The bank's first permanent head office opened in 1857 on North Terrace, opposite the Railway Station. It soon proved to be a profitable business, and in 1874 preparations were begun by manager W. G. Cuthbertson for an even more impressive building on King William Street, designed by Edmund W. Wright and Lloyd Tayler, which opened for business on 21 June 1878.

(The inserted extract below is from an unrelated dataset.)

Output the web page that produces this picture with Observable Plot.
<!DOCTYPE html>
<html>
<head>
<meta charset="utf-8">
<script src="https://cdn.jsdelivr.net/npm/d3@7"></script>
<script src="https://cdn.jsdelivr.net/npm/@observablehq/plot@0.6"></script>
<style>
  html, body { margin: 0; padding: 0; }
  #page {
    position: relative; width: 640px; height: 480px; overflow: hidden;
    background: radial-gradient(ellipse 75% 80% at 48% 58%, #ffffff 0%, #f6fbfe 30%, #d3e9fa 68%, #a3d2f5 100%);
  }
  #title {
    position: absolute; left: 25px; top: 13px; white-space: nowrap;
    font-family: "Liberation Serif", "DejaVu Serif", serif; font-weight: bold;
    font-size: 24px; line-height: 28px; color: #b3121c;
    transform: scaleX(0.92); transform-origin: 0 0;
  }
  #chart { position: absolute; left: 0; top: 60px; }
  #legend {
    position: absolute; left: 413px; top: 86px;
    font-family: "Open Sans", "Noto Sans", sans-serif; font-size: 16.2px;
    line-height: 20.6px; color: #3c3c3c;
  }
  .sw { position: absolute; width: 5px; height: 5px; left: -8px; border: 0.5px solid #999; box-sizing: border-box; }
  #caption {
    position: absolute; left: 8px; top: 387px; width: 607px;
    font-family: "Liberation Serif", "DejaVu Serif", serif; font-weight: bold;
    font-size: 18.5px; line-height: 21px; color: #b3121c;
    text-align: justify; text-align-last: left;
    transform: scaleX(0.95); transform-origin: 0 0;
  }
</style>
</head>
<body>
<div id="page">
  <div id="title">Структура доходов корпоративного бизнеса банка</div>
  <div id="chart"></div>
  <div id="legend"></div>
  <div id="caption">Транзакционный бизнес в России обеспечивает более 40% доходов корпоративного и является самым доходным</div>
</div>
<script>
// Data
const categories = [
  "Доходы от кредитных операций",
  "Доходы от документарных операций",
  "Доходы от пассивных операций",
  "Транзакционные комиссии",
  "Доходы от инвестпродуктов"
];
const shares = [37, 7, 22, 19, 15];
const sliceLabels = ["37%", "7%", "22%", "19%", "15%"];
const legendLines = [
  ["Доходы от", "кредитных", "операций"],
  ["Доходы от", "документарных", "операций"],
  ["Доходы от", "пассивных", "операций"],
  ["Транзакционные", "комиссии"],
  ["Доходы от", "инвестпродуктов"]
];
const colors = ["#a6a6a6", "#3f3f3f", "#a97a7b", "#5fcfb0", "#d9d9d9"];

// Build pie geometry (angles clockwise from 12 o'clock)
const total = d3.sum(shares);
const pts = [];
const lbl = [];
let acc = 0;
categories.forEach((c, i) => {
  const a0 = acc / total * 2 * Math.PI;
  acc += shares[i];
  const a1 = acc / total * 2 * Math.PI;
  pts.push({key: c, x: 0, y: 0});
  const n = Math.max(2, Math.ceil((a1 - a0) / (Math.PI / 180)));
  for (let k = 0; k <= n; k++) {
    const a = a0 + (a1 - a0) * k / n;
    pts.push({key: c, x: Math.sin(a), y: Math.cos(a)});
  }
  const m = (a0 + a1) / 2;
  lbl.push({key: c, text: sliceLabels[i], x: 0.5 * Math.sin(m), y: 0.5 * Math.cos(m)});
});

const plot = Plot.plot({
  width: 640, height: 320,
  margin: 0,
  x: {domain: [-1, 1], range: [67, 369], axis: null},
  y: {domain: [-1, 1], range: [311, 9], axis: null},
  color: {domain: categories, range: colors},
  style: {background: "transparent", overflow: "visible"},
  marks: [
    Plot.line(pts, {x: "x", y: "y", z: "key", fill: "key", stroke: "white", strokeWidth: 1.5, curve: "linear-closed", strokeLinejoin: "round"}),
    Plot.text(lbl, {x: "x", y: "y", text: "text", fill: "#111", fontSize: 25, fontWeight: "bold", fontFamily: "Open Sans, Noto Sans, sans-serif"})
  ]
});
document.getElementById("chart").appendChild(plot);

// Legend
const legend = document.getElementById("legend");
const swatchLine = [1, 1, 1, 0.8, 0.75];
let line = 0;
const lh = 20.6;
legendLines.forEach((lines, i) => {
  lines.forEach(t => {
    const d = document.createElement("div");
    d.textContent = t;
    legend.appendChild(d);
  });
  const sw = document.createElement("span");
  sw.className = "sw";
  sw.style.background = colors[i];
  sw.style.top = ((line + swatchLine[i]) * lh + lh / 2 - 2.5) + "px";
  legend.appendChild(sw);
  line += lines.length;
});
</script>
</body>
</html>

In 1879 the old bank became "Trew's South Australian Club Hotel", later known as the South Australian Hotel.

==Foundation==
Officers:
- David McLaren, manager
- Edward Stephens, cashier and acting manager
Board of Directors:
- George Fife Angas
- Raikes Currie, M.P.
- Charles Hindley, M.P.
- Henry Kingscote
- John Pirie
- Christopher Rawson
- John Rundle, M.P.
- Thomas Smith
- James Ruddell-Todd
- Henry Waymouth

==Managers==
(full title "Colonial Manager", as resident in South Australia)
- David McLaren 1837
- Edward Stephens – officially from 1841 (but in practice from a much earlier date) to c. 1856
- John Coleman Dixon (acting manager, then manager of South Australian Banking Company / Bank of South Australia from 1855 to 1865)

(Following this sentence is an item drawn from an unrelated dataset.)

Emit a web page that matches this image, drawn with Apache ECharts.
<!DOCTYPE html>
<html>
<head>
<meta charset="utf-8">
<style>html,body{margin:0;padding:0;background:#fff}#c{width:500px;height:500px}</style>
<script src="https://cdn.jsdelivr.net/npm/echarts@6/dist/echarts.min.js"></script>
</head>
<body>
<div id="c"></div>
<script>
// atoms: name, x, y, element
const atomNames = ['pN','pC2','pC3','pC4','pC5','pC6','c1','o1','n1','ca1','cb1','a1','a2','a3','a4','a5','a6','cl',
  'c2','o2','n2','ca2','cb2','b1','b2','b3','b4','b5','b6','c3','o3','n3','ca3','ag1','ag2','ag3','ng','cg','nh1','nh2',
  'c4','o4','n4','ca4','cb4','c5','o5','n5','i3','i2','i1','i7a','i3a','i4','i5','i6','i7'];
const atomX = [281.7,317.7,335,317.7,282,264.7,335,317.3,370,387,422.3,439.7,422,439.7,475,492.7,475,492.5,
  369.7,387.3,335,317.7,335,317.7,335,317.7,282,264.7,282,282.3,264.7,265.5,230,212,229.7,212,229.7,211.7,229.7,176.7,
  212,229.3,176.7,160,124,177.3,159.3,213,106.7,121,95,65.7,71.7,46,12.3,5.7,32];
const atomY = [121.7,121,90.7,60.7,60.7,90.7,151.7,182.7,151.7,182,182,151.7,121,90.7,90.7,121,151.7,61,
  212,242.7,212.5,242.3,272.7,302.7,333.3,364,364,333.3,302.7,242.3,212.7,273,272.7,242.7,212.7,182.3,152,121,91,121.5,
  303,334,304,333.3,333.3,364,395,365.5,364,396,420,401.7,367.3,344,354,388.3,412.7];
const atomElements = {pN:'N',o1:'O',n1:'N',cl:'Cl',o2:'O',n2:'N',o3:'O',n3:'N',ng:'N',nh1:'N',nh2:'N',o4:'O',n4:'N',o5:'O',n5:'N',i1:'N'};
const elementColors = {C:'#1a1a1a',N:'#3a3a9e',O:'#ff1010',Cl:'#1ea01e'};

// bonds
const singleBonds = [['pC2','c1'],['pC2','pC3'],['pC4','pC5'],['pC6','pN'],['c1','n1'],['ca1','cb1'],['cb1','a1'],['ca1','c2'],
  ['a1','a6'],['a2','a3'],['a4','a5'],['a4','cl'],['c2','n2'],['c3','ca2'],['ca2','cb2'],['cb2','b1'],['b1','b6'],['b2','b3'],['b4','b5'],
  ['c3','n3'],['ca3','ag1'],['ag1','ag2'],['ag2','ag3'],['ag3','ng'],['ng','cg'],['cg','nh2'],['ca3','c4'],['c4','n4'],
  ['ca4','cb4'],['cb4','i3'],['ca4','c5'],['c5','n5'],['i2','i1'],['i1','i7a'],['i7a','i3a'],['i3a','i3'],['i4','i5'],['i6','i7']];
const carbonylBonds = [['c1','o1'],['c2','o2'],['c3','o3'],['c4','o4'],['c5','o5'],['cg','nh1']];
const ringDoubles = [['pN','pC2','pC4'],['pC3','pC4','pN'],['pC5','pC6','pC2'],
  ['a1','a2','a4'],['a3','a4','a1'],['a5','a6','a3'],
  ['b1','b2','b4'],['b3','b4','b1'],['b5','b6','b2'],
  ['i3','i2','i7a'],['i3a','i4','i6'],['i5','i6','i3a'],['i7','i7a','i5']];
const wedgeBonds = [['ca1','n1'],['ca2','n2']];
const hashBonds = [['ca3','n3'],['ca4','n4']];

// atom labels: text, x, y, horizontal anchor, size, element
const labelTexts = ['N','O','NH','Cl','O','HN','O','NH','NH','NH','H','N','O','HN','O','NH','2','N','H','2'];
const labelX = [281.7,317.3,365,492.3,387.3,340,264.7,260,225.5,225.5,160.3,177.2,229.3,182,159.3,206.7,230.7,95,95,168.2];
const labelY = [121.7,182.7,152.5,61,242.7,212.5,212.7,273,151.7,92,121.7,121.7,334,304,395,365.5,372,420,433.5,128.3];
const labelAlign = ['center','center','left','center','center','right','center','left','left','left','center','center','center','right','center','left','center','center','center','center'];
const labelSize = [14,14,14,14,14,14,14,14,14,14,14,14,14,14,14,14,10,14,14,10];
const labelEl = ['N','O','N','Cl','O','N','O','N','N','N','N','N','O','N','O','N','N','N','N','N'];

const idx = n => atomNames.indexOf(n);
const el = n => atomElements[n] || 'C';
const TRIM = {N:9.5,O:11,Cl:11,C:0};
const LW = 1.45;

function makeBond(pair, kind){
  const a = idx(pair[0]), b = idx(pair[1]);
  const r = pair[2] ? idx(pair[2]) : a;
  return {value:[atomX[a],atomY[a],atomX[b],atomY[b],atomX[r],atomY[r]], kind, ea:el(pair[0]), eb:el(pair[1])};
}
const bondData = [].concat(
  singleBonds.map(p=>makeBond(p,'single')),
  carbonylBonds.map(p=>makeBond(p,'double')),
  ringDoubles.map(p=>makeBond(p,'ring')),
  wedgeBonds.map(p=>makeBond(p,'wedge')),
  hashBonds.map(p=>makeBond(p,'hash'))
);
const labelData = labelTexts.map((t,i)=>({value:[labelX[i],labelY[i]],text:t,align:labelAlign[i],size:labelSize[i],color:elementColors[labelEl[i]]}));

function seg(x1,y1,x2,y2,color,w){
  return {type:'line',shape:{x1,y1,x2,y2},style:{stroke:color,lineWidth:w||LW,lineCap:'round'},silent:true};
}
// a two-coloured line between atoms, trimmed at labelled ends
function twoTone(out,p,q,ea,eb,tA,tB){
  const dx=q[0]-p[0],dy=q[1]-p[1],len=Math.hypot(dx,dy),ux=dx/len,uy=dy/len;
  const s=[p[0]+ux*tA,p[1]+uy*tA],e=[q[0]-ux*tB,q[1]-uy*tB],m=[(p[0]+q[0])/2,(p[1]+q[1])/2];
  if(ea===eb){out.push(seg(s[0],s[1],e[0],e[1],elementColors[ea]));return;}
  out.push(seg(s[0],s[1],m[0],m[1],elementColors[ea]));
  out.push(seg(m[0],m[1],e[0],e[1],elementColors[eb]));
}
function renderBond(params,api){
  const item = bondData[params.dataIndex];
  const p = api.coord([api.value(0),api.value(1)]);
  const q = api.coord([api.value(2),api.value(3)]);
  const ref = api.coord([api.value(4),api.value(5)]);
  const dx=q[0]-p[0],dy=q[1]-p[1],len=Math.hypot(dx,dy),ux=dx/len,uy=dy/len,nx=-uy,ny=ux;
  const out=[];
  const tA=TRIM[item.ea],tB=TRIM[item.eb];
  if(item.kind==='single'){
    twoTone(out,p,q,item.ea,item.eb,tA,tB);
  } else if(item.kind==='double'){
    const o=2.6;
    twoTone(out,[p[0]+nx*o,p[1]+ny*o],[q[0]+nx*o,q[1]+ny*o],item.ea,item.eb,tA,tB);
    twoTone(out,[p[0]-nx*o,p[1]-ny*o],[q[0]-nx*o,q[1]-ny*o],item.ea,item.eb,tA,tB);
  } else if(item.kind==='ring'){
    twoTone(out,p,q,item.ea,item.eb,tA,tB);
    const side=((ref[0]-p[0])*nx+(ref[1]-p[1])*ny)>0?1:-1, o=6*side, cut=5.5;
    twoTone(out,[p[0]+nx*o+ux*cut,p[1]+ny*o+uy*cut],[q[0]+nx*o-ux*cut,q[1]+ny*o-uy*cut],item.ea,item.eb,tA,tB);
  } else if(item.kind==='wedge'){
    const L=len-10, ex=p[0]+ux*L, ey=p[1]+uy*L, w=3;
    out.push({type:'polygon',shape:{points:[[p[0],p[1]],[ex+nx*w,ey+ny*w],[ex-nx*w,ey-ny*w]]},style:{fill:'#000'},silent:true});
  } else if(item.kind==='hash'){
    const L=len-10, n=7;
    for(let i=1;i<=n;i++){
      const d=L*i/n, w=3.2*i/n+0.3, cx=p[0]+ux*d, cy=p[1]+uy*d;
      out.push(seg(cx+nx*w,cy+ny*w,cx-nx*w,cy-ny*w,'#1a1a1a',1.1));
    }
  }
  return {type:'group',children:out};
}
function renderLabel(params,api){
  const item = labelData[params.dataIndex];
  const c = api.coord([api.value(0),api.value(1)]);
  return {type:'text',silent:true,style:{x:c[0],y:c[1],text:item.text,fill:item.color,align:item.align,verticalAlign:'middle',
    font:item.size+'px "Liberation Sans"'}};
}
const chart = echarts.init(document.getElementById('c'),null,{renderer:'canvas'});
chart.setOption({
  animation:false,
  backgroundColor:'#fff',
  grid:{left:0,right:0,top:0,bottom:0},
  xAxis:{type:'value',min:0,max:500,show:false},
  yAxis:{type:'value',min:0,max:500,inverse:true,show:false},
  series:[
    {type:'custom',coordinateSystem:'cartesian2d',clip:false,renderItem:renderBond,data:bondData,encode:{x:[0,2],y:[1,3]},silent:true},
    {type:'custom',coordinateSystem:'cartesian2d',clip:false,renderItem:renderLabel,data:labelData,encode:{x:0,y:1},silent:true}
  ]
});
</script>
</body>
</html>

- William Selby Douglas (previously manager Gawler branch) 1864 to 1869
- Thomas Drury Smeaton (previously manager Robe branch) occasionally between 1870 and 1884
- William Gilmour Cuthbertson 1873–1878?
- John Currie 1879 to 1884
- Vipont Howgate 1884 to 1886
- Anderson (acting pro tem)
- John White Meldrum (died 12 January 1898) 1887 to 1891
- J. L. Ogilvie (1891 to 1892)

In 1892, under pressure of falling share values, and following collapse of banks in Victoria, the Bank of South Australia was taken over by the Union Bank of Australia.